The initiative—described by City Hall as a “workforce stability and family support investment”—will provide no-cost child care for approximately 600 children, focusing on the youngest age groups where care is most expensive and hardest to secure. According to the administration, the pilot will serve children ages 6 months to 3 years, including infants, toddlers, and early preschoolers.
The program will be available to municipal employees across agencies, including teachers, sanitation workers, first responders, social service staff, and administrative personnel. Priority enrollment will go to lower- and middle-income city workers, single parents, and employees working nontraditional or rotating shifts.

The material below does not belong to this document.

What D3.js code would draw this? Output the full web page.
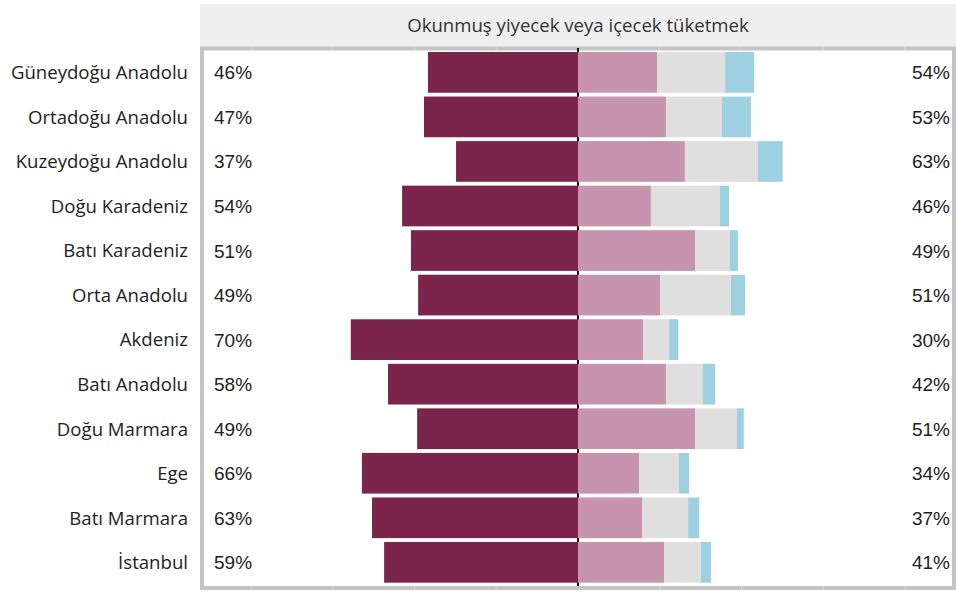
<!DOCTYPE html>
<html><head><meta charset="utf-8">
<script src="https://cdn.jsdelivr.net/npm/d3@7"></script>
<style>body{margin:0;background:#fff}svg{display:block}</style>
</head><body>
<svg id="c" width="956" height="592"></svg>
<script>
const title = "Okunmuş yiyecek veya içecek tüketmek";
const regions = ["Güneydoğu Anadolu","Ortadoğu Anadolu","Kuzeydoğu Anadolu","Doğu Karadeniz","Batı Karadeniz","Orta Anadolu","Akdeniz","Batı Anadolu","Doğu Marmara","Ege","Batı Marmara","İstanbul"];
const leftVals  = [45.9, 47.1, 37.3, 53.8, 51.1, 48.9, 69.5, 58.1, 49.2, 66.1, 63.0, 59.3];
const pinkVals  = [24.2, 26.9, 32.7, 22.3, 35.8, 25.1, 19.9, 26.9, 35.8, 18.7, 19.6, 26.3];
const grayVals  = [20.8, 17.1, 22.3, 21.1, 10.7, 21.7,  8.0, 11.3, 12.8, 12.2, 14.1, 11.3];
const blueVals  = [ 8.9,  8.9,  7.6,  2.8,  2.4,  4.3,  2.8,  3.7,  2.1,  3.1,  3.4,  3.1];
const leftLabels  = ["46%","47%","37%","54%","51%","49%","70%","58%","49%","66%","63%","59%"];
const rightLabels = ["54%","53%","63%","46%","49%","51%","30%","42%","51%","34%","37%","41%"];
const gridTicks = [-100,-75,-50,-25,25,50,75,100];
const colors = {left:"#7b254d", pink:"#c694ae", gray:"#dfdfdf", blue:"#9dd0e0"};

const svg = d3.select("#c");
const x = d3.scaleLinear().domain([-114.7,114.7]).range([203,953]);
const y = d3.scaleBand().domain(regions).range([50.1,584.6]).paddingInner(0.086).paddingOuter(0.043);

// header
svg.append("rect").attr("x",200).attr("y",4).attr("width",756).attr("height",43).attr("fill","#efefef");
svg.append("text").attr("x",x(0)).attr("y",32).attr("text-anchor","middle")
  .attr("font-family","'Open Sans'").attr("font-size",18.6).attr("fill","#333").text(title);

// panel
svg.append("rect").attr("x",202).attr("y",48.5).attr("width",752).attr("height",539.5)
  .attr("fill","#fff").attr("stroke","#c4c4c4").attr("stroke-width",4);

// center line
svg.append("line").attr("x1",x(0)).attr("x2",x(0)).attr("y1",48).attr("y2",586)
  .attr("stroke","#111").attr("stroke-width",2);

// grid hints
svg.append("g").selectAll("line").data(gridTicks).join("line")
  .attr("x1",d=>x(d)).attr("x2",d=>x(d)).attr("y1",46).attr("y2",590)
  .attr("stroke","#fff").attr("stroke-opacity",0.35).attr("stroke-width",1);

const rows = regions.map((r,i)=>({r, l:leftVals[i], segs:[
  {v:pinkVals[i], c:colors.pink},{v:grayVals[i], c:colors.gray},{v:blueVals[i], c:colors.blue}]}));

const g = svg.append("g");
g.selectAll("rect.l").data(rows).join("rect").attr("class","l")
  .attr("x",d=>x(-d.l)).attr("width",d=>x(0)-x(-d.l))
  .attr("y",d=>y(d.r)).attr("height",y.bandwidth()).attr("fill",colors.left);

rows.forEach(d=>{
  let acc=0;
  d.segs.forEach(s=>{
    g.append("rect").attr("x",x(acc)).attr("width",x(acc+s.v)-x(acc))
      .attr("y",y(d.r)).attr("height",y.bandwidth()).attr("fill",s.c);
    acc+=s.v;
  });
});

// category labels
svg.append("g").selectAll("text").data(regions).join("text")
  .attr("x",188).attr("y",d=>y(d)+y.bandwidth()/2+6.8).attr("text-anchor","end")
  .attr("font-family","'Open Sans'").attr("font-size",18.6).attr("fill","#222").text(d=>d);

// percent labels
svg.append("g").selectAll("text").data(regions).join("text")
  .attr("x",214).attr("y",d=>y(d)+y.bandwidth()/2+7).attr("text-anchor","start")
  .attr("font-family","'Liberation Sans', Arial").attr("font-size",19).attr("fill","#222")
  .text((d,i)=>leftLabels[i]);
svg.append("g").selectAll("text").data(regions).join("text")
  .attr("x",950).attr("y",d=>y(d)+y.bandwidth()/2+7).attr("text-anchor","end")
  .attr("font-family","'Liberation Sans', Arial").attr("font-size",19).attr("fill","#222")
  .text((d,i)=>rightLabels[i]);
</script>
</body></html>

A First for the City Workforce
While New York City has previously expanded free 3-K and Pre-K for four-year-olds, this marks the first time the city is offering publicly funded infant and toddler care specifically for its own workforce. Officials say the pilot is designed to address two urgent challenges: the rising cost of child care and the city’s ongoing struggle to recruit and retain municipal employees.
“Child care is not a luxury—it’s a necessity,” a City Hall spokesperson said in a statement. “By supporting the families who keep this city running, we strengthen our workforce and ensure New York remains a place where public servants can afford to live and raise their children.”

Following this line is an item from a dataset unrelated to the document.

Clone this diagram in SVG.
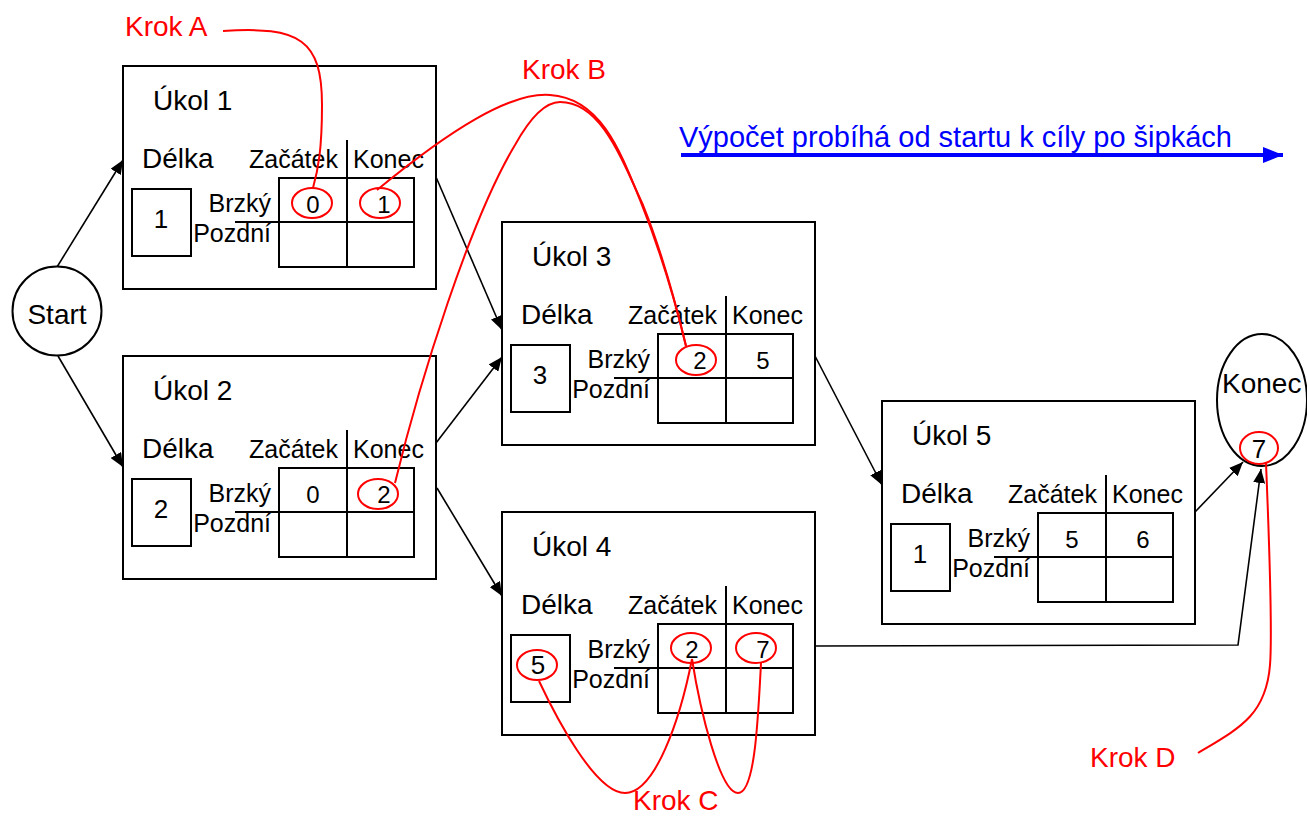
<svg xmlns="http://www.w3.org/2000/svg" width="1307" height="816" viewBox="0 0 1307 816">
<style>
text{font-family:"Liberation Sans",Arial,sans-serif;fill:#000}
.big{font-size:28px}
.sm{font-size:25px}
.num{font-size:24px;text-anchor:middle}
.dur{font-size:26px;text-anchor:middle}
.end{text-anchor:end}
.box{fill:#fff;stroke:#000;stroke-width:2}
.ln{fill:none;stroke:#000;stroke-width:2}
.con{fill:none;stroke:#000;stroke-width:1.6;marker-end:url(#ah)}
.red{fill:none;stroke:#f00;stroke-width:2}
.rt{fill:#f00;font-size:28px}
</style>
<defs>
<marker id="ah" viewBox="0 0 14 12" refX="14" refY="6" markerWidth="14" markerHeight="12" markerUnits="userSpaceOnUse" orient="auto"><path d="M0,0 L14,6 L0,12 Z" fill="#000"/></marker>
<marker id="bh" viewBox="0 0 20 16" refX="20" refY="8" markerWidth="20" markerHeight="16" markerUnits="userSpaceOnUse" orient="auto"><path d="M0,0 L20,8 L0,16 Z" fill="#00f"/></marker>
<g id="task-body">
<rect class="box" x="0" y="0" width="313" height="223"/>
<text class="big" x="19" y="102">Délka</text>
<text class="sm" x="126" y="102">Začátek</text>
<text class="sm" x="230" y="102">Konec</text>
<line class="ln" x1="224" y1="74" x2="224" y2="201"/>
<rect class="ln" x="156" y="112" width="135" height="89"/>
<line class="ln" x1="112" y1="156" x2="291" y2="156"/>
<rect class="ln" x="9" y="123" width="59" height="67"/>
<text class="sm end" x="148" y="146">Brzký</text>
<text class="sm end" x="148" y="176">Pozdní</text>
</g>
</defs>

<g id="connectors">
<line class="con" x1="57" y1="267" x2="123" y2="160"/>
<line class="con" x1="58" y1="356" x2="123" y2="467"/>
<line class="con" x1="436" y1="177" x2="502" y2="330"/>
<line class="con" x1="436" y1="443" x2="502" y2="357"/>
<line class="con" x1="437" y1="488" x2="502" y2="596"/>
<line class="con" x1="815" y1="356" x2="882" y2="485"/>
<line class="con" x1="1195" y1="512" x2="1243" y2="462"/>
<polyline class="con" points="815,646 1238,645 1261,469"/>
</g>

<g id="start">
<circle cx="57" cy="311" r="44.5" fill="#fff" stroke="#000" stroke-width="2"/>
<text class="big" x="57" y="324" text-anchor="middle">Start</text>
</g>

<g id="task1" transform="translate(123,66)">
<use href="#task-body"/>
<text class="big" x="30" y="44">Úkol 1</text>
<text class="dur" x="38" y="162">1</text>
<text class="num" x="190" y="147">0</text>
<text class="num" x="261" y="147">1</text>
</g>

<g id="task2" transform="translate(123,356)">
<use href="#task-body"/>
<text class="big" x="30" y="44">Úkol 2</text>
<text class="dur" x="38" y="162">2</text>
<text class="num" x="190" y="147">0</text>
<text class="num" x="261" y="147">2</text>
</g>

<g id="task3" transform="translate(502,222)">
<use href="#task-body"/>
<text class="big" x="30" y="44">Úkol 3</text>
<text class="dur" x="38" y="162">3</text>
<text class="num" x="198" y="147">2</text>
<text class="num" x="261" y="147">5</text>
</g>

<g id="task4" transform="translate(502,512)">
<use href="#task-body"/>
<text class="big" x="30" y="44">Úkol 4</text>
<text class="dur" x="36" y="162">5</text>
<text class="num" x="190" y="146">2</text>
<text class="num" x="261" y="146">7</text>
</g>

<g id="task5" transform="translate(882,401)">
<use href="#task-body"/>
<text class="big" x="30" y="44">Úkol 5</text>
<text class="dur" x="38" y="162">1</text>
<text class="num" x="190" y="147">5</text>
<text class="num" x="261" y="147">6</text>
</g>

<g id="konec">
<ellipse cx="1262" cy="400" rx="45" ry="66" fill="#fff" stroke="#000" stroke-width="2"/>
<text class="big" x="1222" y="393">Konec</text>
<text class="dur" x="1259" y="458">7</text>
</g>

<g id="annotations">
<ellipse class="red" cx="312" cy="203" rx="20" ry="15"/>
<ellipse class="red" cx="380" cy="203" rx="20" ry="15"/>
<ellipse class="red" cx="378" cy="494" rx="20" ry="15"/>
<ellipse class="red" cx="696" cy="360" rx="20" ry="15"/>
<ellipse class="red" cx="537" cy="665" rx="20" ry="15"/>
<ellipse class="red" cx="691" cy="648" rx="20" ry="15"/>
<ellipse class="red" cx="756" cy="648" rx="20" ry="15"/>
<ellipse class="red" cx="1259" cy="448" rx="19" ry="16"/>
<path class="red" d="M223,31 C300,26 322,40 322,105 C322,150 318,170 313,188"/>
<path class="red" d="M377,190 C450,130 510,92 550,95 C600,98 620,150 640,200 C660,250 675,300 686,346"/>
<path class="red" d="M395,483 C420,380 470,220 515,145 C530,118 545,102 560,102 C600,102 620,155 643,205 C662,252 675,300 686,346"/>
<path class="red" d="M539,681 C555,715 595,793 625,793 C655,793 680,720 692,659"/>
<path class="red" d="M692,659 C700,710 720,793 738,793 C755,793 758,720 761,663"/>
<path class="red" d="M1266,463 C1270,560 1272,640 1270,665 C1266,715 1240,728 1198,753"/>
<text class="rt" x="125" y="36">Krok A</text>
<text class="rt" x="522" y="79">Krok B</text>
<text class="rt" x="633" y="810">Krok C</text>
<text class="rt" x="1090" y="767">Krok D</text>
</g>

<g id="direction">
<text x="679" y="147" style="fill:#00f;font-size:29px">Výpočet probíhá od startu k cíly po šipkách</text>
<line x1="681" y1="155" x2="1283" y2="155" stroke="#00f" stroke-width="4" marker-end="url(#bh)"/>
</g>
</svg>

The city estimates that infant care in New York can cost families more than $21,000 per year, a figure that has pushed many parents—especially mothers—out of the workforce. Municipal unions have long advocated for employer-supported child care, arguing that the lack of affordable options contributes to burnout, absenteeism, and staffing shortages.
Pilot Sites and Program Design
The pilot will operate across six child care centers, including two newly renovated facilities located in Manhattan and Brooklyn. Additional sites will be hosted in Queens, the Bronx, and Staten Island, with one center reserved for employees working in 24-hour agencies such as Health + Hospitals and the Department of Correction.

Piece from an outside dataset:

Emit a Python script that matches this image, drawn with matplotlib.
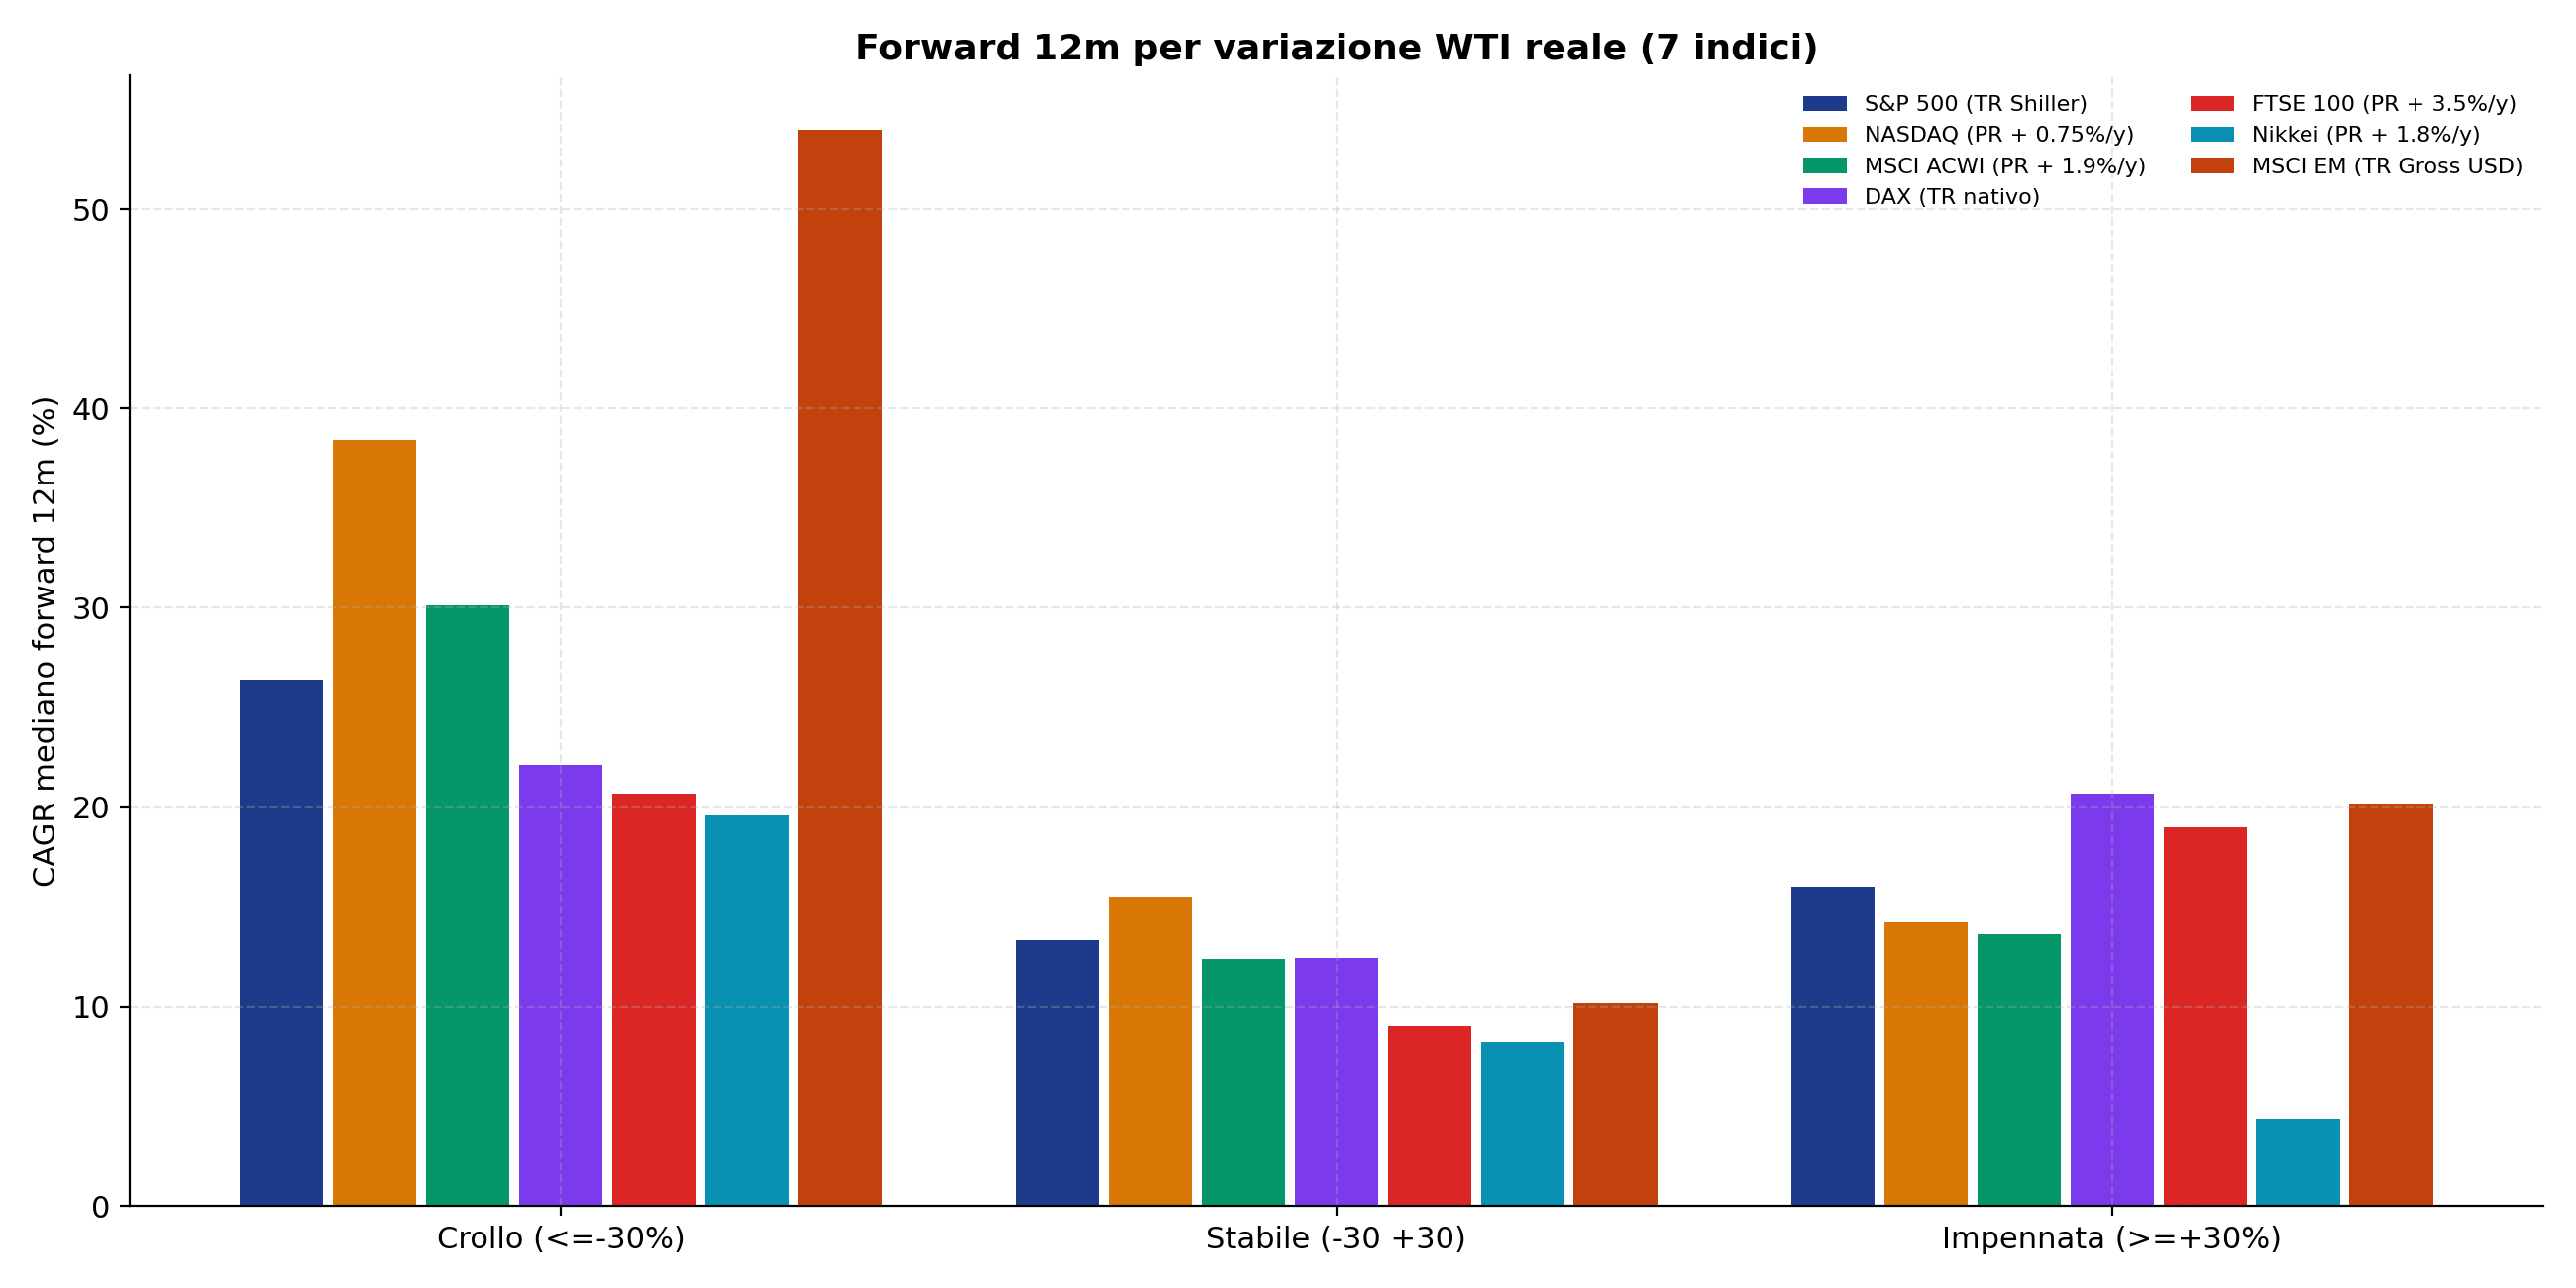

Licensed early childhood educators will staff each site and will follow the city’s birth-to-three developmental curriculum. The program will run year-round, offering full-day care from 7 a.m. to 6 p.m., with extended hours available at select locations.
City officials say the pilot will be evaluated over two years, with metrics including workforce retention, employee satisfaction, and child developmental outcomes. If successful, the administration plans to scale the program to serve up to 3,000 children by 2029.
Part of a Broader Push Toward Universal Child Care
The pilot comes as New York State continues to explore pathways toward universal child care for children under 5. Governor Kathy Hochul has previously announced multi-year investments to stabilize the child care workforce, expand subsidies, and support early childhood infrastructure.
Advocates say the city’s municipal-worker pilot could serve as a model for broader statewide expansion.
“This is a smart, targeted investment that recognizes child care as essential public infrastructure,” said one early childhood policy expert. “If New York can demonstrate success here, it strengthens the case for universal access.”
The city will open applications for eligible municipal workers in June, with final placements announced in August.